Real effective potentials for phase transitions in models with extended scalar sectors

TL;DR

This paper introduces a method to compute a real, one-loop effective potential for scalar extensions of the Standard Model, enabling more accurate analysis of phase transitions with multiple vacuum expectation values.

Contribution

It applies optimized perturbation theory in a fixed gauge to produce a real effective potential, improving upon traditional loop expansion methods for phase transition studies.

Findings

The method yields a real effective potential with no residual scale dependence.

It accurately predicts critical temperatures in two-step phase transitions.

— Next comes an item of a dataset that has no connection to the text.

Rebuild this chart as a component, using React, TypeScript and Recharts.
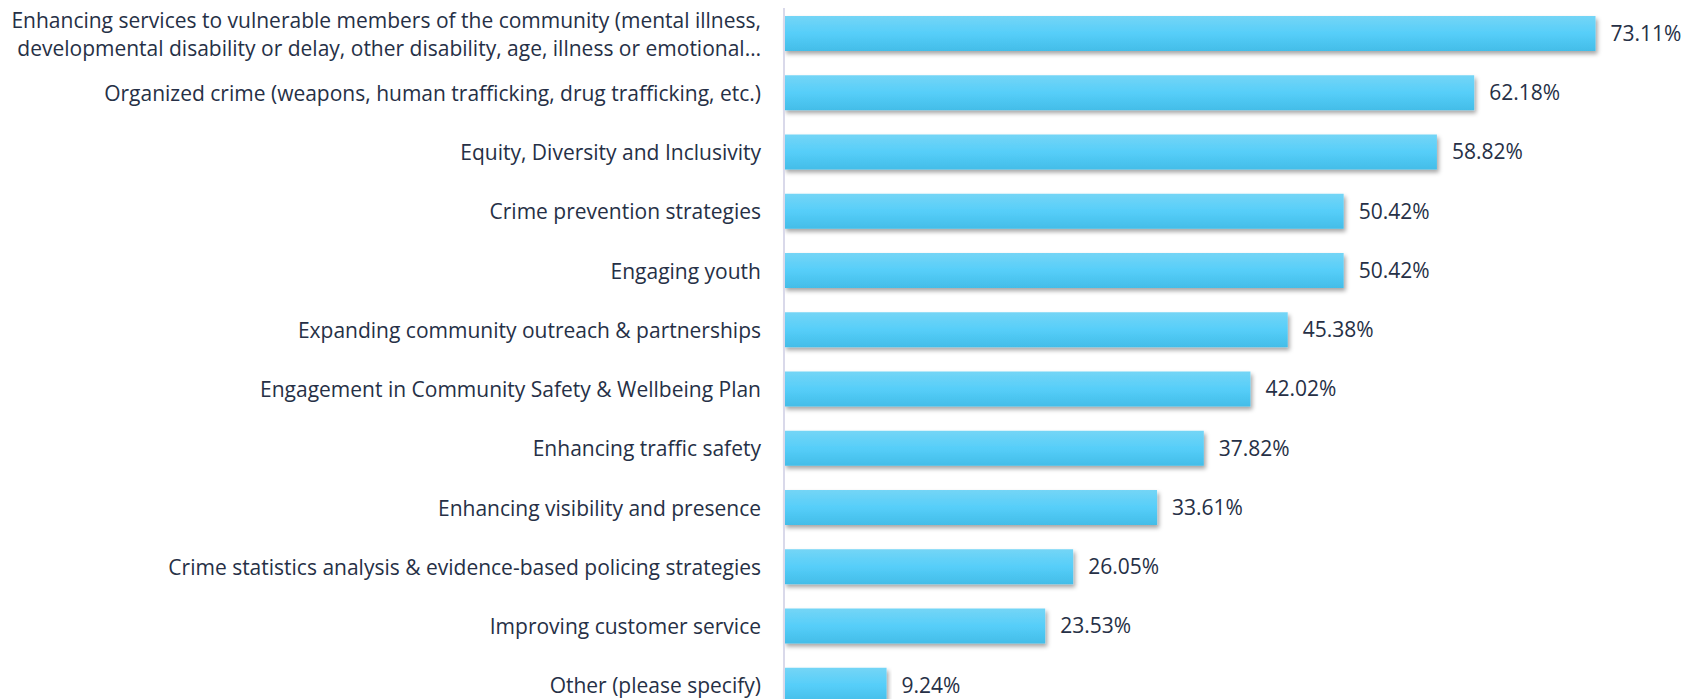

The approach is validated against potentials derived from physical renormalization conditions.

Abstract

The effective potential obtained by loop expansion is usually not real in the range of field values explored by its minima during a phase transition. We apply the optimized perturbation theory in a fixed gauge to singlet scalar extensions of the Standard Model in order to calculate a one-loop effective potential that is real by construction. We test this computational scheme by comparing such a potential obtained in Landau gauge to that derived based on the Higgs pole mass. We carry out the latter construction by imposing physical renormalization conditions, which yields a potential without residual regularization scale dependence. We use our effective potential to study the parameter dependence of the critical temperatures in a two-step phase transition of the form $(0,0)\to (0,w')\to (v,w)$ that occurs for decreasing temperature in scalar extensions of the SM with two vacuum expectation values $v$ and $w$.